**Written request:** Pull out every line below containing the word "this".

START Supplied data

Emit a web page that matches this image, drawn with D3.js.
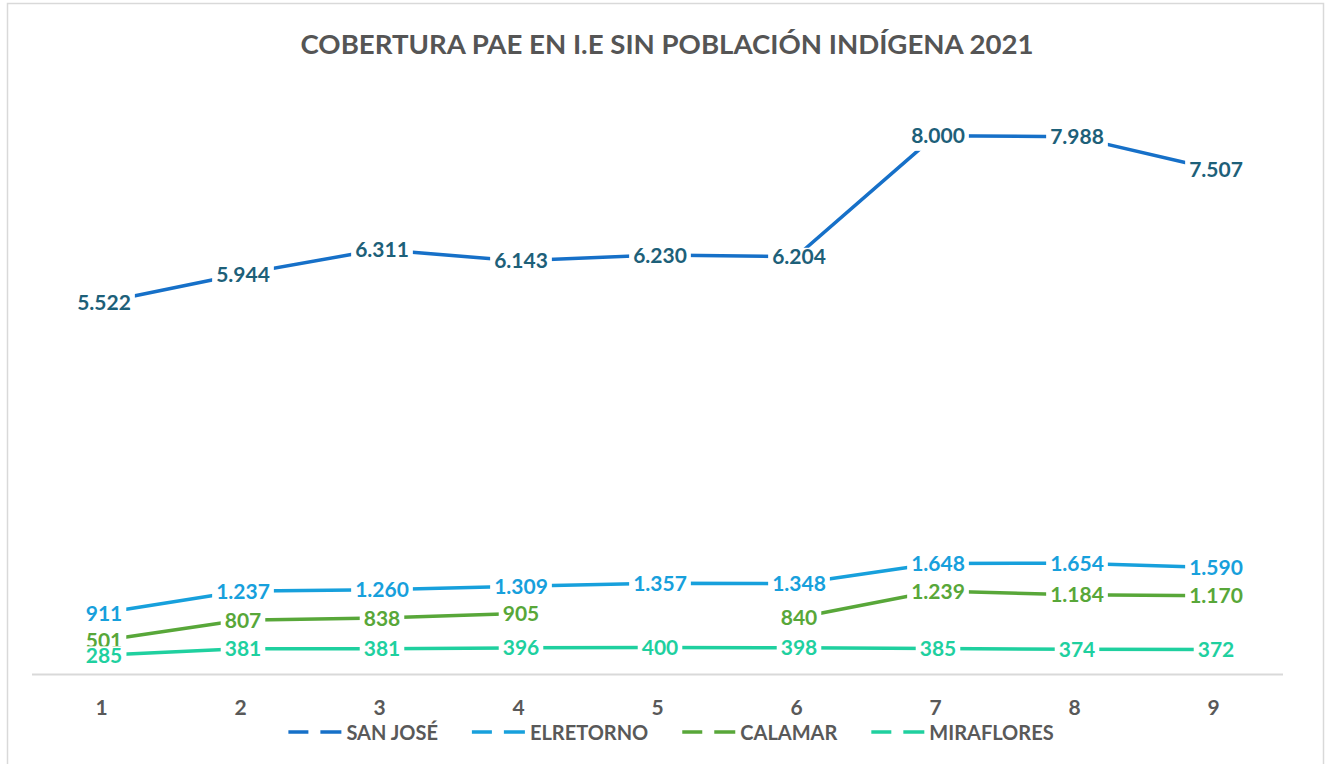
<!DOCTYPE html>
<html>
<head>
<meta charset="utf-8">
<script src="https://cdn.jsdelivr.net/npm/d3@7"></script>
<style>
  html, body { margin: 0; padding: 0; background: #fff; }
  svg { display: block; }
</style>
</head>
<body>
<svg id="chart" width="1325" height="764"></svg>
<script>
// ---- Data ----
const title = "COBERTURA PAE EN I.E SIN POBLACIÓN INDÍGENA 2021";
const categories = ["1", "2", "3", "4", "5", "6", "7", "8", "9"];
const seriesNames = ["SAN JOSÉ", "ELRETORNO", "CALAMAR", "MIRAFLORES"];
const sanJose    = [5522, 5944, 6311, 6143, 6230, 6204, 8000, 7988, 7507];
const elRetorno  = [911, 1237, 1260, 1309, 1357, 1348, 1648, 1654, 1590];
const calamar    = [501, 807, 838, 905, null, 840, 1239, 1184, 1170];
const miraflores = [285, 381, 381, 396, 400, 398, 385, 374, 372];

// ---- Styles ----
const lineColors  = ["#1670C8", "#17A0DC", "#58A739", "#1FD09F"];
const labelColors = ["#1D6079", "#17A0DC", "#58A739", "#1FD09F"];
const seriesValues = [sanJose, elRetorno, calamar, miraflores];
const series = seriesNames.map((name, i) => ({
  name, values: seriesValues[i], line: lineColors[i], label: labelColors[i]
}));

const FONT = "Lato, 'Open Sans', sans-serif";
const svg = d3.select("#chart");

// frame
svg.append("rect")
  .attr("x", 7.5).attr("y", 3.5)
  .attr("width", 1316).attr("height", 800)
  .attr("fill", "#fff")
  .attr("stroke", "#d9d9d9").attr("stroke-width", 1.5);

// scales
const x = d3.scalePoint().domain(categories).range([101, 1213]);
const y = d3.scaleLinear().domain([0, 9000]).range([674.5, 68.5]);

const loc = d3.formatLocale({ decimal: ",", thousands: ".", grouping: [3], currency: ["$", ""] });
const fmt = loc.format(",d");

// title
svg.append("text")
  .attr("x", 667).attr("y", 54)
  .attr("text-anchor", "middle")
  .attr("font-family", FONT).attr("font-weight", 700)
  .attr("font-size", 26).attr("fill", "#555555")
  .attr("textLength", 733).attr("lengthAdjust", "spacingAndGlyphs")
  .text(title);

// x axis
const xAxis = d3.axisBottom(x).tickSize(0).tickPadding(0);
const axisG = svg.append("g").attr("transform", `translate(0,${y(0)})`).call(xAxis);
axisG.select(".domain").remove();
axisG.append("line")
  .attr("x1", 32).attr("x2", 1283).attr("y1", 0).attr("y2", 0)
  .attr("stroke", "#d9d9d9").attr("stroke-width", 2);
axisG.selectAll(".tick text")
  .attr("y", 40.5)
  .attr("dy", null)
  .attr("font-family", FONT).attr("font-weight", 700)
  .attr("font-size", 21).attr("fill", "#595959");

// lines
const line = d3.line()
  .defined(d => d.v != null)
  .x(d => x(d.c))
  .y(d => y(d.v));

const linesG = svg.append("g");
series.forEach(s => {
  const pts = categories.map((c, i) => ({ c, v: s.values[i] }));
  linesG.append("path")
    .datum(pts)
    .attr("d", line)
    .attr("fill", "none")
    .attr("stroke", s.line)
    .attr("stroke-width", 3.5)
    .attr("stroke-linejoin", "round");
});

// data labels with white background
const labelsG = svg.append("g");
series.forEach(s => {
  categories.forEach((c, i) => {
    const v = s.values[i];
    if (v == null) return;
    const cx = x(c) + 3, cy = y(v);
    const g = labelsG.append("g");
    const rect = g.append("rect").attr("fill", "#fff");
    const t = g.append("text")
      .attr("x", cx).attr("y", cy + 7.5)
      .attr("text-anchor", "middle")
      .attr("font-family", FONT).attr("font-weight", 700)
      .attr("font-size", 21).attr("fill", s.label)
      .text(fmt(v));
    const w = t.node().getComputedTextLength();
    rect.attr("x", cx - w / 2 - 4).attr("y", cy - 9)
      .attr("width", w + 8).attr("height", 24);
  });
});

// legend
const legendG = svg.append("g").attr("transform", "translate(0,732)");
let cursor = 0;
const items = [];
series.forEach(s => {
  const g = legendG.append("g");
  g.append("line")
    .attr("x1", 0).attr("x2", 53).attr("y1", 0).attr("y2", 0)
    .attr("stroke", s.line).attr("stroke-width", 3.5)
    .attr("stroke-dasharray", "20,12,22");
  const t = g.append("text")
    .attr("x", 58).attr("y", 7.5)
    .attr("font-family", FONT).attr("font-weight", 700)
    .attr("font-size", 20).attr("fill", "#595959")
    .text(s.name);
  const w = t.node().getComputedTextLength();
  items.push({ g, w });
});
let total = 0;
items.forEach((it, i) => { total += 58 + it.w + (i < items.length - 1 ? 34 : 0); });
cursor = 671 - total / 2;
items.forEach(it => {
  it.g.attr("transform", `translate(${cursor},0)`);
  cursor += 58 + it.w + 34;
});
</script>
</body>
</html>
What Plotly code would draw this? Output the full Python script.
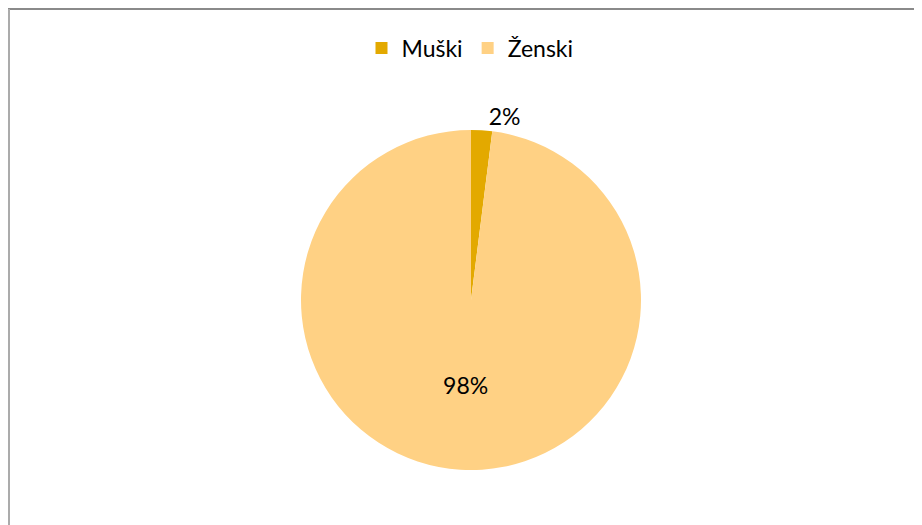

END Supplied data

**Complete output:**
Emit a web page that matches this image, drawn with D3.js.
What Plotly code would draw this? Output the full Python script.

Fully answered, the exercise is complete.